INSTRUCTION.
Copy out each line featuring the string "this" from the entries beneath.

**** SUPPLIED DATA

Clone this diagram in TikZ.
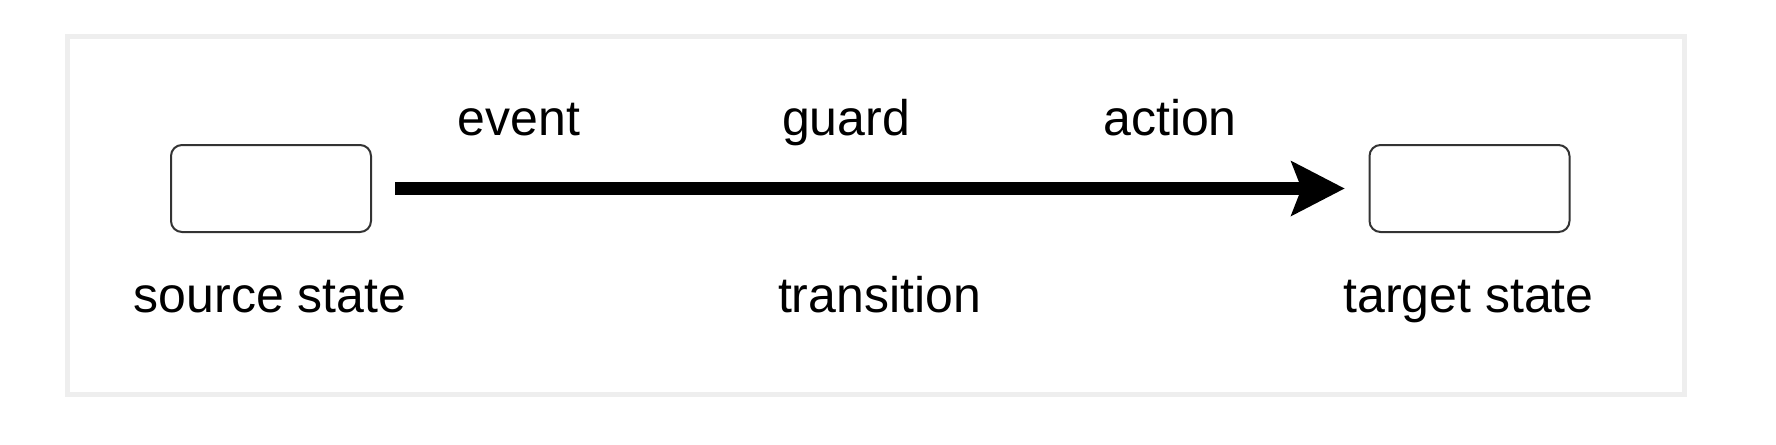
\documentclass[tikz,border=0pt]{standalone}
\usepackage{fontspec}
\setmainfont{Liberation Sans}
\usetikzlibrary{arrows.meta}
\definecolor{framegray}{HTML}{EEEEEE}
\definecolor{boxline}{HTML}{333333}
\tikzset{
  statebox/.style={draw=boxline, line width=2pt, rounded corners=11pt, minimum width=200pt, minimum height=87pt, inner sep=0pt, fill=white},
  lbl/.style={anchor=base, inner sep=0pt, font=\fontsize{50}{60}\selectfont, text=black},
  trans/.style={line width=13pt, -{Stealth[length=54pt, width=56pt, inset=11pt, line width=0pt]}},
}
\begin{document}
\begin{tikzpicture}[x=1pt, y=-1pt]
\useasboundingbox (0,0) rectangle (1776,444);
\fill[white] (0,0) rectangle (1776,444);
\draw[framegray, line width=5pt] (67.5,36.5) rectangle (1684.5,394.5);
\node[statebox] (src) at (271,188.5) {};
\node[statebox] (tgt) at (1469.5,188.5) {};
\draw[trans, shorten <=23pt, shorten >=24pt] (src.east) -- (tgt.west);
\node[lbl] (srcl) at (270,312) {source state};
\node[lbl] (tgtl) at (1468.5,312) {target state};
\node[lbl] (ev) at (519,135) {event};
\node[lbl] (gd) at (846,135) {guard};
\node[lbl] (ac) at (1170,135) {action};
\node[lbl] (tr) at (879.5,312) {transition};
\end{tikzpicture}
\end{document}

********
**** SUPPLIED DATA

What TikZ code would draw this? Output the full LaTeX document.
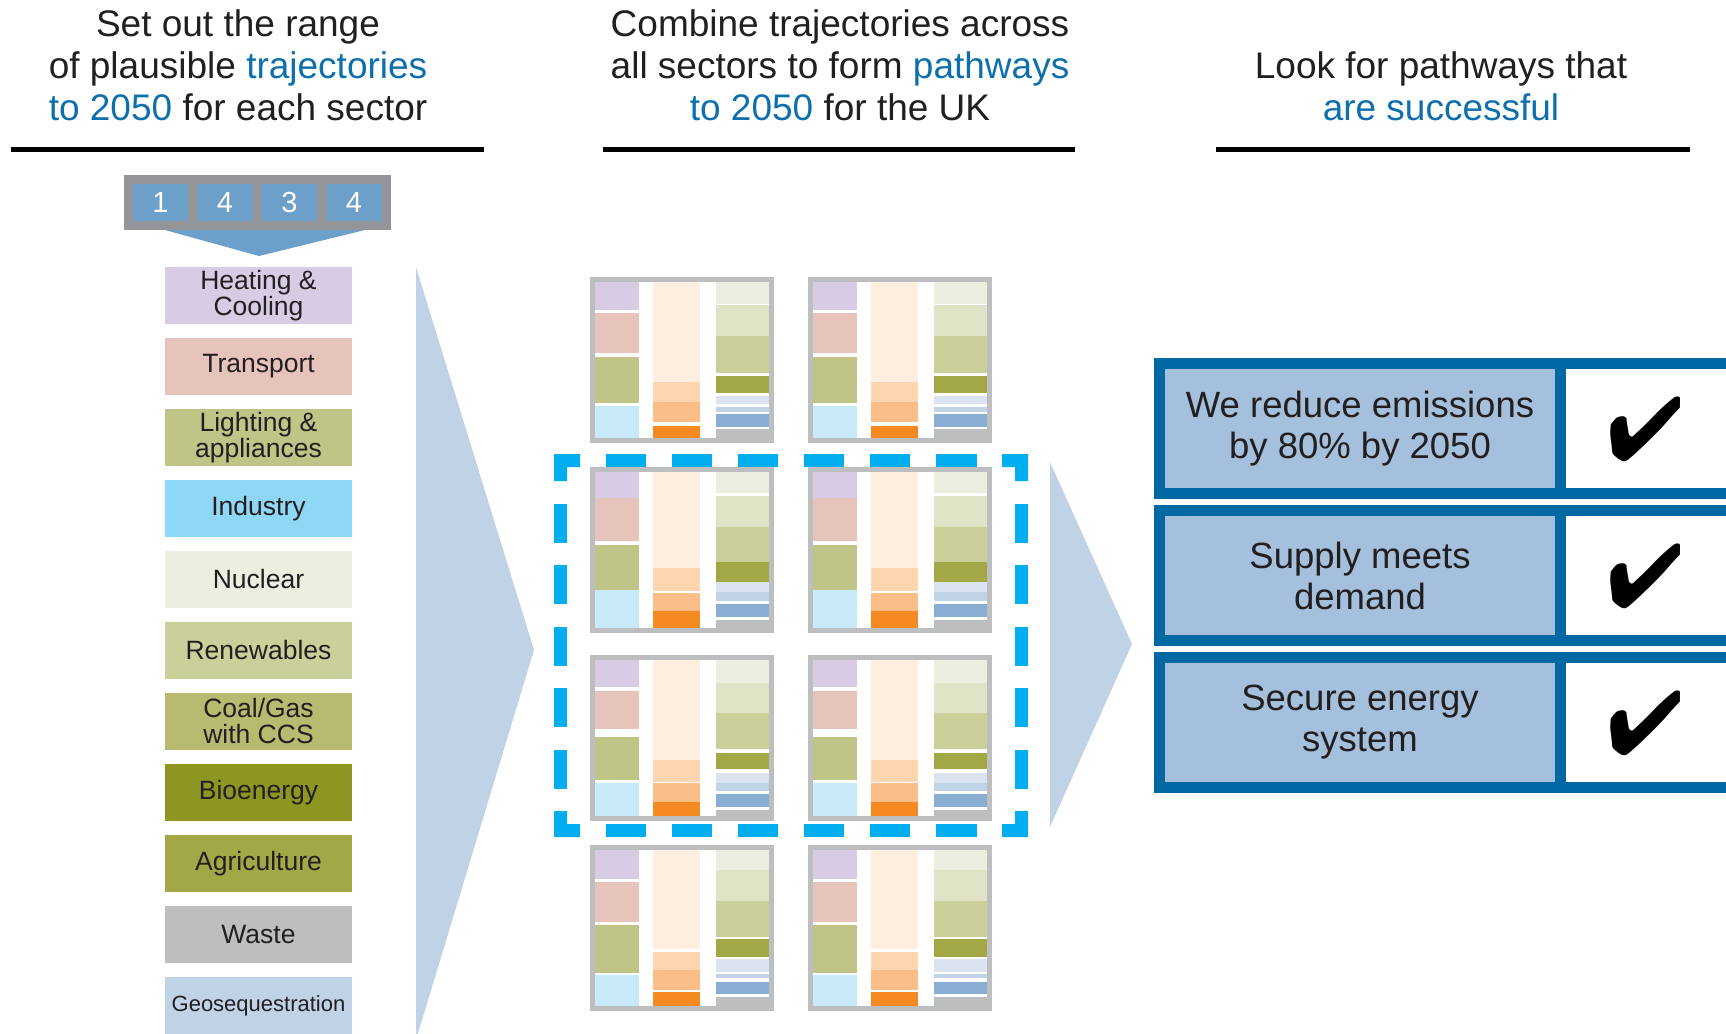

********
**** SUPPLIED DATA

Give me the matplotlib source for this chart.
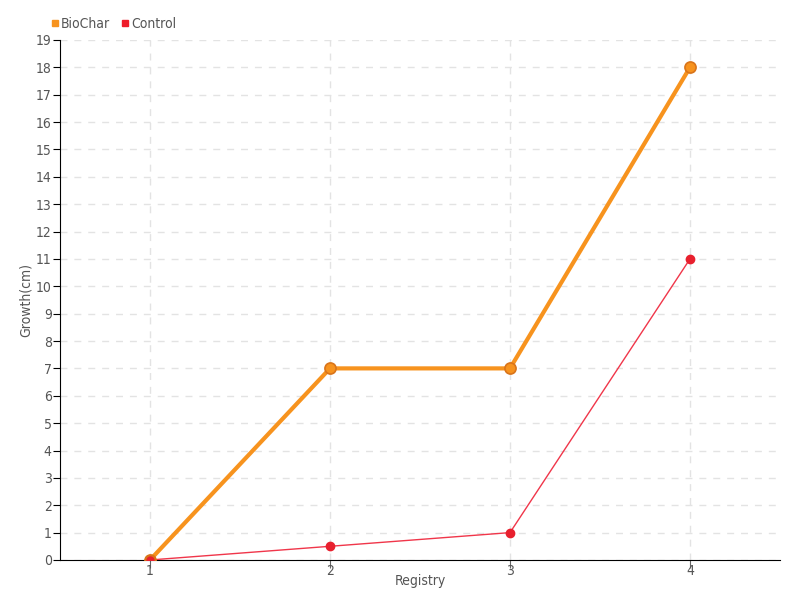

********

THE COMPLETED TASK.
Clone this diagram in TikZ.
What TikZ code would draw this? Output the full LaTeX document.
Give me the matplotlib source for this chart.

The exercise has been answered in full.